==== MATERIAL FOR THE TASK ====

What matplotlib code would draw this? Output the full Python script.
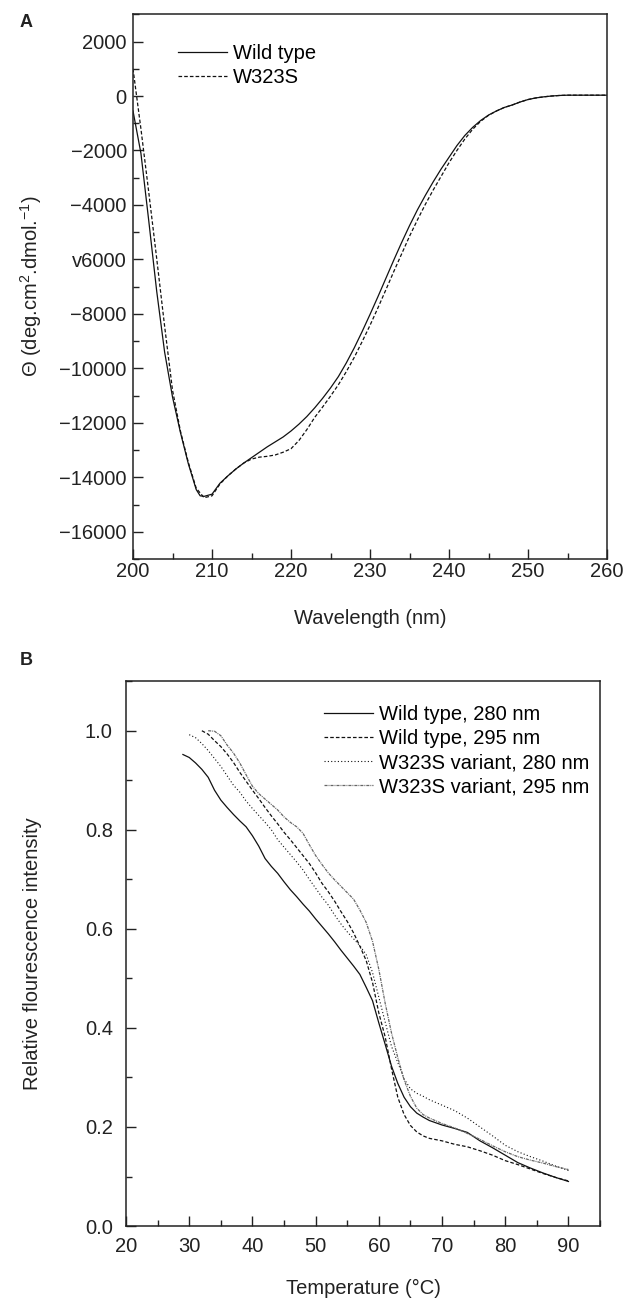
import matplotlib
matplotlib.use("Agg")
import matplotlib.pyplot as plt
from matplotlib.ticker import MultipleLocator, FixedLocator

plt.rcParams['font.family'] = ['Liberation Sans', 'DejaVu Sans']
plt.rcParams['lines.scale_dashes'] = False
plt.rcParams['mathtext.fontset'] = 'custom'
plt.rcParams['mathtext.rm'] = 'Liberation Sans'
plt.rcParams['mathtext.it'] = 'Liberation Sans'

# ---------------- Panel A data (CD spectra) ----------------
wl_wt = [200, 201, 202, 203, 204, 205, 206, 207, 208, 208.5, 209, 210, 211, 212, 213,
         214, 215, 216, 217, 218, 219, 220, 221, 222, 223, 224, 225, 226, 227, 228,
         229, 230, 231, 232, 233, 234, 235, 236, 237, 238, 239, 240, 241, 242, 243,
         244, 245, 246, 247, 248, 249, 250, 251, 252, 253, 254, 255, 256, 257, 258,
         259, 260]
cd_wt = [-550, -2100, -4600, -7170, -9400, -11050, -12350, -13500, -14450, -14680,
         -14700, -14620, -14220, -13950, -13700, -13480, -13280, -13080, -12880,
         -12700, -12520, -12300, -12050, -11770, -11450, -11100, -10720, -10300,
         -9800, -9250, -8650, -8020, -7370, -6700, -6030, -5380, -4760, -4180,
         -3650, -3150, -2680, -2250, -1820, -1450, -1150, -900, -700, -550, -420,
         -330, -220, -130, -70, -30, 0, 20, 30, 30, 30, 30, 30, 30]

wl_mut = [200, 201, 202, 203, 204, 205, 206, 207, 208, 209, 210, 211, 212, 213, 214,
          215, 216, 217, 218, 219, 220, 221, 222, 223, 224, 225, 226, 227, 228, 229,
          230, 231, 232, 233, 234, 235, 236, 237, 238, 239, 240, 241, 242, 243, 244,
          245, 246, 247, 248, 249, 250, 251, 252, 253, 254, 255, 256, 257, 258, 259,
          260]
cd_mut = [1000, -1200, -3550, -5970, -8450, -10800, -12300, -13450, -14400, -14750,
          -14680, -14250, -13950, -13700, -13480, -13330, -13260, -13230, -13180,
          -13080, -12950, -12650, -12250, -11800, -11420, -11020, -10600, -10120,
          -9600, -9020, -8420, -7780, -7120, -6450, -5800, -5150, -4550, -3980,
          -3450, -2950, -2450, -2000, -1580, -1220, -930, -710, -550, -420, -330,
          -220, -130, -70, -30, 0, 20, 30, 30, 30, 30, 30, 30]

a_yticks = [-16000, -14000, -12000, -10000, -8000, -6000, -4000, -2000, 0, 2000]
a_yticklabels = ['\u221216000', '\u221214000', '\u221212000', '\u221210000', '\u22128000',
                 'v6000', '\u22124000', '\u22122000', '0', '2000']
a_xticks = [200, 210, 220, 230, 240, 250, 260]

# ---------------- Panel B data (thermal unfolding) ----------------
t_wt280 = [29, 30, 31, 32, 33, 34, 35, 36, 37, 38, 39, 40, 41, 42, 43, 44, 45, 46, 47,
           48, 49, 50, 51, 52, 53, 54, 55, 56, 57, 58, 59, 60, 61, 62, 63, 64, 65, 66,
           67, 68, 70, 72, 74, 76, 78, 80, 82, 84, 86, 88, 90]
f_wt280 = [0.952, 0.946, 0.935, 0.922, 0.906, 0.880, 0.860, 0.845, 0.831, 0.818,
           0.806, 0.788, 0.767, 0.742, 0.726, 0.712, 0.695, 0.679, 0.665, 0.650,
           0.636, 0.620, 0.605, 0.590, 0.574, 0.557, 0.541, 0.525, 0.508, 0.482,
           0.455, 0.410, 0.367, 0.323, 0.288, 0.260, 0.241, 0.228, 0.220, 0.213,
           0.204, 0.197, 0.189, 0.172, 0.158, 0.143, 0.128, 0.117, 0.107, 0.098,
           0.090]

t_wt295 = [32, 33, 34, 35, 36, 37, 38, 39, 40, 41, 42, 43, 44, 45, 46, 47, 48, 49, 50,
           51, 52, 53, 54, 55, 56, 57, 58, 59, 60, 61, 62, 63, 64, 65, 66, 67, 68, 70,
           72, 74, 76, 78, 80, 82, 84, 86, 88, 90]
f_wt295 = [1.000, 0.993, 0.980, 0.968, 0.953, 0.936, 0.916, 0.898, 0.880, 0.863,
           0.845, 0.828, 0.812, 0.795, 0.780, 0.764, 0.748, 0.732, 0.713, 0.692,
           0.675, 0.656, 0.635, 0.615, 0.592, 0.565, 0.536, 0.492, 0.430, 0.382,
           0.318, 0.260, 0.225, 0.203, 0.190, 0.182, 0.177, 0.172, 0.165, 0.160,
           0.152, 0.143, 0.132, 0.124, 0.115, 0.106, 0.098, 0.091]

t_mut280 = [30, 31, 32, 33, 34, 35, 36, 37, 38, 39, 40, 41, 42, 43, 44, 45, 46, 47, 48,
            49, 50, 51, 52, 53, 54, 55, 56, 57, 58, 59, 60, 61, 62, 63, 64, 65, 66, 67,
            68, 70, 72, 74, 76, 78, 80, 82, 84, 86, 88, 90]
f_mut280 = [0.992, 0.986, 0.974, 0.960, 0.944, 0.928, 0.909, 0.890, 0.876, 0.858,
            0.843, 0.829, 0.815, 0.800, 0.780, 0.765, 0.750, 0.735, 0.719, 0.700,
            0.682, 0.664, 0.648, 0.628, 0.610, 0.594, 0.580, 0.566, 0.548, 0.512,
            0.462, 0.412, 0.363, 0.330, 0.297, 0.277, 0.268, 0.262, 0.255, 0.244,
            0.233, 0.218, 0.200, 0.182, 0.163, 0.150, 0.140, 0.131, 0.121, 0.112]

t_mut295 = [33, 34, 35, 36, 37, 38, 39, 40, 41, 42, 43, 44, 45, 46, 47, 48, 49, 50, 51,
            52, 53, 54, 55, 56, 57, 58, 59, 60, 61, 62, 63, 64, 65, 66, 67, 68, 70, 72,
            74, 76, 78, 80, 82, 84, 86, 88, 90]
f_mut295 = [1.000, 0.999, 0.990, 0.971, 0.955, 0.935, 0.911, 0.888, 0.873, 0.862,
            0.851, 0.840, 0.826, 0.815, 0.806, 0.793, 0.770, 0.748, 0.730, 0.713,
            0.699, 0.686, 0.673, 0.660, 0.638, 0.613, 0.575, 0.518, 0.450, 0.390,
            0.340, 0.295, 0.262, 0.238, 0.225, 0.218, 0.207, 0.198, 0.187, 0.175,
            0.162, 0.150, 0.140, 0.133, 0.127, 0.120, 0.114]

b_xticks = [20, 30, 40, 50, 60, 70, 80, 90]
b_yticks = [0.0, 0.2, 0.4, 0.6, 0.8, 1.0]

# ---------------- Figure ----------------
FS = 14.5
INK = '#222222'
fig = plt.figure(figsize=(6.41, 13.0), dpi=100)

axA = fig.add_axes([0.2075, 0.570, 0.7395, 0.419])
axA.plot(wl_wt, cd_wt, color='#111111', lw=0.9, ls='-', label='Wild type')
axA.plot(wl_mut, cd_mut, color='#111111', lw=0.9, ls=(0, (2.6, 1.5)), label='W323S')
axA.set_xlim(200, 260)
axA.set_ylim(-17000, 3000)
axA.xaxis.set_major_locator(FixedLocator(a_xticks))
axA.xaxis.set_minor_locator(MultipleLocator(5))
axA.yaxis.set_major_locator(FixedLocator(a_yticks))
axA.set_yticklabels(a_yticklabels)
axA.yaxis.set_minor_locator(MultipleLocator(1000))
axA.set_xlabel('Wavelength (nm)', fontsize=FS, color=INK, labelpad=20)
axA.set_ylabel('\u0398 (deg.cm$^{2}$.dmol.$^{\u22121}$)', fontsize=FS, color=INK, labelpad=11)
axA.legend(loc='upper left', bbox_to_anchor=(0.077, 0.960), frameon=False,
           fontsize=FS, handlelength=2.45, handletextpad=0.3, labelspacing=0.25,
           borderaxespad=0.0)

axB = fig.add_axes([0.1966, 0.0569, 0.7395, 0.4191])
axB.plot(t_wt280, f_wt280, color='#111111', lw=0.9, ls='-', label='Wild type, 280 nm')
axB.plot(t_wt295, f_wt295, color='#111111', lw=0.9, ls=(0, (2.6, 1.5)), label='Wild type, 295 nm')
axB.plot(t_mut280, f_mut280, color='#111111', lw=0.8, ls=(0, (0.8, 1.6)), label='W323S variant, 280 nm')
axB.plot(t_mut295, f_mut295, color='#666666', lw=0.9, ls=(0, (2.2, 0.7, 0.7, 0.7)), label='W323S variant, 295 nm')
axB.set_xlim(20, 95)
axB.set_ylim(0, 1.1)
axB.xaxis.set_major_locator(FixedLocator(b_xticks))
axB.xaxis.set_minor_locator(MultipleLocator(5))
axB.yaxis.set_major_locator(FixedLocator(b_yticks))
axB.yaxis.set_minor_locator(MultipleLocator(0.1))
axB.set_yticklabels(['%.1f' % v for v in b_yticks])
axB.set_xlabel('Temperature (\u00b0C)', fontsize=FS, color=INK, labelpad=16.5)
axB.set_ylabel('Relative flourescence intensity', fontsize=FS, color=INK, labelpad=30.5)
axB.legend(loc='upper left', bbox_to_anchor=(0.40, 0.971), frameon=False,
           fontsize=FS, handlelength=2.45, handletextpad=0.3, labelspacing=0.25,
           borderaxespad=0.0)

for ax in (axA, axB):
    for s in ax.spines.values():
        s.set_linewidth(1.1)
        s.set_color(INK)
    ax.tick_params(which='major', direction='in', length=7, width=1.0, labelsize=FS,
                   colors=INK)
    ax.tick_params(which='minor', direction='in', length=4, width=1.0, colors=INK)
    ax.tick_params(top=False, right=False, which='both')

axA.tick_params(axis='y', which='major', pad=4.5)
axA.tick_params(axis='x', which='major', pad=2)
axB.tick_params(axis='y', which='major', pad=9.5)
axB.tick_params(axis='x', which='major', pad=8)

fig.text(0.031, 0.983, 'A', fontsize=13, fontweight='bold', color=INK, va='center')
fig.text(0.031, 0.492, 'B', fontsize=13, fontweight='bold', color=INK, va='center')

fig.savefig('out.png', dpi=100)
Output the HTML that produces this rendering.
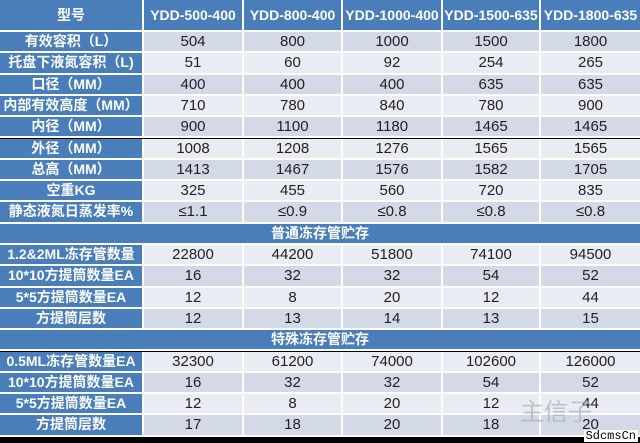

====

WRITTEN EXERCISE:
Everything from the first line to the line with "plt.rcParams['mathtext.it'] = 'Liberation" must be repeated exactly, and nothing else. Leave the pictures out.

FULL OUTPUT:
What matplotlib code would draw this? Output the full Python script.
import matplotlib
matplotlib.use("Agg")
import matplotlib.pyplot as plt
from matplotlib.ticker import MultipleLocator, FixedLocator

plt.rcParams['font.family'] = ['Liberation Sans', 'DejaVu Sans']
plt.rcParams['lines.scale_dashes'] = False
plt.rcParams['mathtext.fontset'] = 'custom'
plt.rcParams['mathtext.rm'] = 'Liberation Sans'
plt.rcParams['mathtext.it'] = 'Liberation Sans'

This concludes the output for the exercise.